▶ STATED TASK
Return the lines from the one with "Reproduce this chart with Plotly." through the one with "import plotly.graph_objects as go", exactly as they appear and with no pictures.

▶ DATA SHOWN
○ ○ ○ ○ ○
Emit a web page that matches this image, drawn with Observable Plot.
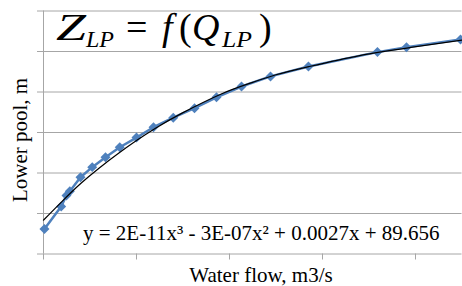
○ ○ ○ ○ ○
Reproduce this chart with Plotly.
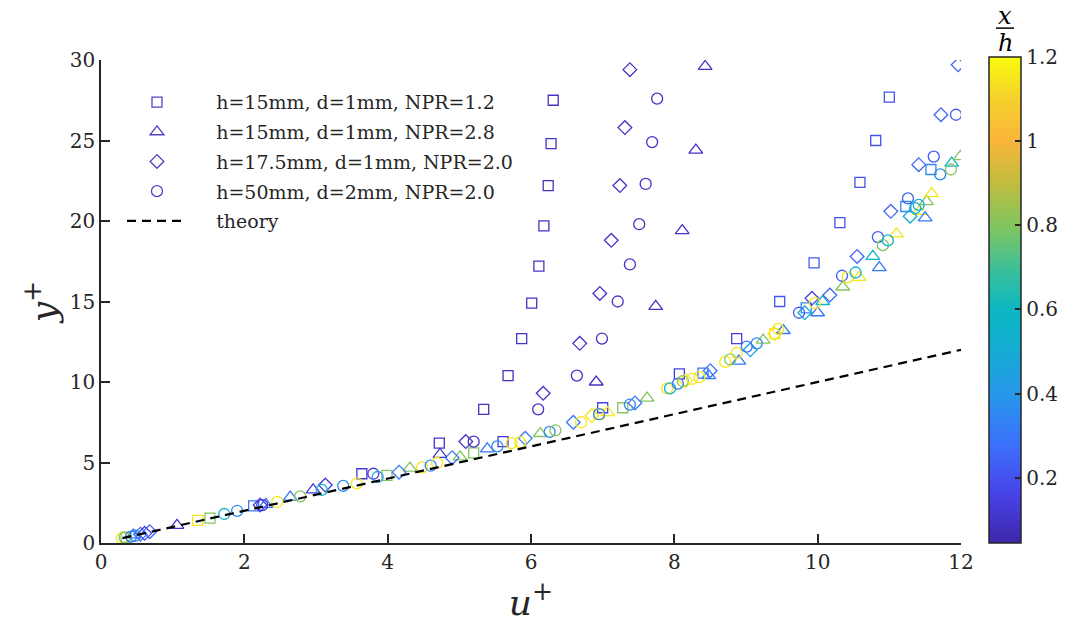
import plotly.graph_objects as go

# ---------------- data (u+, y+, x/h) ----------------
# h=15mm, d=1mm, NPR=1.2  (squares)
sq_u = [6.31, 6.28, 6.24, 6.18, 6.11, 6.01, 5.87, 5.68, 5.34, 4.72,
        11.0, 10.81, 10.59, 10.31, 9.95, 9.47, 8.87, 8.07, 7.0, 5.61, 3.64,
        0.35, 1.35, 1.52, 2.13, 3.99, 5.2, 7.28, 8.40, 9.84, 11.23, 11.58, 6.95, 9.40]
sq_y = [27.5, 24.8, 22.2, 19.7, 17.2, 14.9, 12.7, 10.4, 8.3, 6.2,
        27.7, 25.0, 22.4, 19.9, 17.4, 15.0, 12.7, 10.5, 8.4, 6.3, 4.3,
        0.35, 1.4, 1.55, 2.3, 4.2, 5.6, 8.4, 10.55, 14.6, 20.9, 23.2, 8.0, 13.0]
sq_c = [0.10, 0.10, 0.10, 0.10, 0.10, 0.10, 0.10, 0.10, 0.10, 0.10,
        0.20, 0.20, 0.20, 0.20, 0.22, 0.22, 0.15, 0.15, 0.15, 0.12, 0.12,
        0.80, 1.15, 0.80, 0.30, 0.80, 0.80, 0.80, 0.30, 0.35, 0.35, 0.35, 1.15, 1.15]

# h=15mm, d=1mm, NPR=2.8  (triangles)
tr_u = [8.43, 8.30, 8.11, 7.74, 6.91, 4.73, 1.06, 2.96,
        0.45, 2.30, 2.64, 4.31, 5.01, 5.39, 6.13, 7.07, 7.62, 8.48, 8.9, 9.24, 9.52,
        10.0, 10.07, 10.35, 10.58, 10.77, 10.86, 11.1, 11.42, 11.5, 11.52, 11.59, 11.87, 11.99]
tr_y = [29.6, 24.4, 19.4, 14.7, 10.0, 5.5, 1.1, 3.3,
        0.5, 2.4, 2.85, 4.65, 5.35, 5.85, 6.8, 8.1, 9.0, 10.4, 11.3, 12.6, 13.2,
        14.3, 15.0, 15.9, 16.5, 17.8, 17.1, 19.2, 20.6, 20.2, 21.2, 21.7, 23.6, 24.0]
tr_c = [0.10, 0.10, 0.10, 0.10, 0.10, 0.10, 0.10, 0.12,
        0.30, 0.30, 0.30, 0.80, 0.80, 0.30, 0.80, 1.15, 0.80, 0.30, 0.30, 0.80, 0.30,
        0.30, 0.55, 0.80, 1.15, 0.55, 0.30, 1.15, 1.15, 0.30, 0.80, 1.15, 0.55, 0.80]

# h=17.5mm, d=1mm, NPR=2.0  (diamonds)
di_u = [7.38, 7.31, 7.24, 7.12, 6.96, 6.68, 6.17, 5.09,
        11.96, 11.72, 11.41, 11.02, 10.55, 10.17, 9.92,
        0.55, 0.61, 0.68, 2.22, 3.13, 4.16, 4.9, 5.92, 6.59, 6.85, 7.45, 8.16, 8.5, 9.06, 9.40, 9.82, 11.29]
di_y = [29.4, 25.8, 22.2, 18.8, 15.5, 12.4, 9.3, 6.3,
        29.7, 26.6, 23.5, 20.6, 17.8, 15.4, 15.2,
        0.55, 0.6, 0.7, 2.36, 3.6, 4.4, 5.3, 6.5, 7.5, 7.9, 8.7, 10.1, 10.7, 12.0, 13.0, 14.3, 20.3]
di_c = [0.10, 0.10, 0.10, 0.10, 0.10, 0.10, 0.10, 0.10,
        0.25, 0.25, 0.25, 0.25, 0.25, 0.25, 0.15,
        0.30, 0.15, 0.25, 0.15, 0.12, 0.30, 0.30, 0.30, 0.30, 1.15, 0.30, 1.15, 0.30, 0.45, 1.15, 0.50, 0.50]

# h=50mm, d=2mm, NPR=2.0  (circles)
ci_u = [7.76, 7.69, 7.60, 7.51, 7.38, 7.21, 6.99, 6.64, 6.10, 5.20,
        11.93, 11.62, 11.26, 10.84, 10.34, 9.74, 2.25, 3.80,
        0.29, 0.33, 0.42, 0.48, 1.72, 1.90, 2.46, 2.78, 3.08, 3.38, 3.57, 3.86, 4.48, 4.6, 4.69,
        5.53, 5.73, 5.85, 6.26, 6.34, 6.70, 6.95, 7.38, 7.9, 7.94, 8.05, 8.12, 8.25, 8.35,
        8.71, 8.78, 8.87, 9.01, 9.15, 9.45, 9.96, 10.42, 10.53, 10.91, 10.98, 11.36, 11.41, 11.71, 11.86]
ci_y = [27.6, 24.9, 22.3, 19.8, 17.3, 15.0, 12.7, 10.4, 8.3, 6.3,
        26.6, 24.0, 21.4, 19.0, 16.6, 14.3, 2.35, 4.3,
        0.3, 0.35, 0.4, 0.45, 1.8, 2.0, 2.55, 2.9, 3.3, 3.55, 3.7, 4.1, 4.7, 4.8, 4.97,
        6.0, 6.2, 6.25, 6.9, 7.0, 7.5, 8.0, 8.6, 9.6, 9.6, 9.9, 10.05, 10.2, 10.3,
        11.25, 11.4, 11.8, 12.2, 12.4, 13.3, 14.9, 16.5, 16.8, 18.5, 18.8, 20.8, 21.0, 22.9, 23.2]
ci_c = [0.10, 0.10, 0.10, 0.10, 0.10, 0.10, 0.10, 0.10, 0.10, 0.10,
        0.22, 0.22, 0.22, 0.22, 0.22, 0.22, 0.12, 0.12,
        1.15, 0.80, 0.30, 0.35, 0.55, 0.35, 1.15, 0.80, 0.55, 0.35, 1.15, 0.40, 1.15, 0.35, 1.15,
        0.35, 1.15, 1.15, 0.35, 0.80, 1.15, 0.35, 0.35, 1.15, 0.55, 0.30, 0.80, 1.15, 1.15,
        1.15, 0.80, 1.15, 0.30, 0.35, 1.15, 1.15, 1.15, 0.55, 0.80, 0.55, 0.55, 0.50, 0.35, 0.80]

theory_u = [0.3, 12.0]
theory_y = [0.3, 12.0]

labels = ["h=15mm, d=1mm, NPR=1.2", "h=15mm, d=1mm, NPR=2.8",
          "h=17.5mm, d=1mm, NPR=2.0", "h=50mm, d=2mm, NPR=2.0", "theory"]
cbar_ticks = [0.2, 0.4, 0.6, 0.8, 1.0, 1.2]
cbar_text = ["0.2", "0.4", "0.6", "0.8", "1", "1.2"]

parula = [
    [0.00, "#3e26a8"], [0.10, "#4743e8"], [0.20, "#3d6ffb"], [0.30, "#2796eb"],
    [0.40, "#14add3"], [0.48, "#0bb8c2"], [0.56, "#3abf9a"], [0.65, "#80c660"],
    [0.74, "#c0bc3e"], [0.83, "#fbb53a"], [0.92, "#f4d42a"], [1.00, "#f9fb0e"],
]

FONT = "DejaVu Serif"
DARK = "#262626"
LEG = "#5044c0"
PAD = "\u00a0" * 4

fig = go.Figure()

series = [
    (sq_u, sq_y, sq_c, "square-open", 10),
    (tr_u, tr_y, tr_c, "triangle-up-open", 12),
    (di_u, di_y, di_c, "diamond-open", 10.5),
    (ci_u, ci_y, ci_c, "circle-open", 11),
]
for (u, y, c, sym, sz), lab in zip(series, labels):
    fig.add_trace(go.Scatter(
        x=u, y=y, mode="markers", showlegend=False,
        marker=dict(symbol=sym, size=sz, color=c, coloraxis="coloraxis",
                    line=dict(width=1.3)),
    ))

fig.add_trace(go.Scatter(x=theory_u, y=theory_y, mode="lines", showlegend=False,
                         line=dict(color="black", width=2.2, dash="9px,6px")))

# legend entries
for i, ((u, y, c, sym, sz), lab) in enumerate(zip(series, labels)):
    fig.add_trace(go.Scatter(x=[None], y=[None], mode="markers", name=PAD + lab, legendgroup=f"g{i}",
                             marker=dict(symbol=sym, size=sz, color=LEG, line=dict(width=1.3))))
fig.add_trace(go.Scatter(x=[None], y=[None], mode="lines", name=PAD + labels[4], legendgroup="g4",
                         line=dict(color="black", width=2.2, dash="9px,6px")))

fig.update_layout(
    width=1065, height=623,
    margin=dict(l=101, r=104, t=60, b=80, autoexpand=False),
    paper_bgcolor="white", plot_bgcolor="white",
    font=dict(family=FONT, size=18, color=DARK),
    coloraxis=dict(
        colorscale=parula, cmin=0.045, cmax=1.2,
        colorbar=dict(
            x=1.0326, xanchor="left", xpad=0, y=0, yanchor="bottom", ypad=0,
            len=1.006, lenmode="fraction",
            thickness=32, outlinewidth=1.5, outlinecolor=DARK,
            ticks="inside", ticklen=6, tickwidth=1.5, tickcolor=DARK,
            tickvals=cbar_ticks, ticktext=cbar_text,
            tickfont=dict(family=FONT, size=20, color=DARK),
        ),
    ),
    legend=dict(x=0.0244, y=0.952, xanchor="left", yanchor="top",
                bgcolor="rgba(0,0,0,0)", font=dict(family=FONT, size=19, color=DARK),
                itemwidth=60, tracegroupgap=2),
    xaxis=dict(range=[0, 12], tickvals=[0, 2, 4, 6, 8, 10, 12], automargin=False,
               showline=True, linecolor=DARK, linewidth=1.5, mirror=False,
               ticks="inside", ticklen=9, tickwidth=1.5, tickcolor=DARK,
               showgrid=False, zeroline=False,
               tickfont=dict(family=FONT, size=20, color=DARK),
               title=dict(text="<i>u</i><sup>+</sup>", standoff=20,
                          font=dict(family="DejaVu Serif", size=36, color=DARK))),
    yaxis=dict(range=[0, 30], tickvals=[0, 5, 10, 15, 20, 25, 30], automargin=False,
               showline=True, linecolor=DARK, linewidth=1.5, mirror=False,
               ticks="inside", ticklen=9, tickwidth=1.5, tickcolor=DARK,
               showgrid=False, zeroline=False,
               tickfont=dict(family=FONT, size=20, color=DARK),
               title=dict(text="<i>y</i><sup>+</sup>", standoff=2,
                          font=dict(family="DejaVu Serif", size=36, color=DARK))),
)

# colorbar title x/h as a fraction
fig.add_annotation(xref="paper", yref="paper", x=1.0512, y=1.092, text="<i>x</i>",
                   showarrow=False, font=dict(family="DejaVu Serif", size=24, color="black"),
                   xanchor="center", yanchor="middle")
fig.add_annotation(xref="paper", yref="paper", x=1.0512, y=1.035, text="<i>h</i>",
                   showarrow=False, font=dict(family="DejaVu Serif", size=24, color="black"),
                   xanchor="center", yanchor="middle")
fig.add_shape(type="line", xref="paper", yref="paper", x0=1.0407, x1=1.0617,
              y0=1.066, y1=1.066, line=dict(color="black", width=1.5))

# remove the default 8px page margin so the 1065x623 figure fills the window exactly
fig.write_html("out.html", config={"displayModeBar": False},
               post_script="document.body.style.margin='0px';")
○ ○ ○ ○ ○
▶ REPLY
Reproduce this chart with Plotly.
import plotly.graph_objects as go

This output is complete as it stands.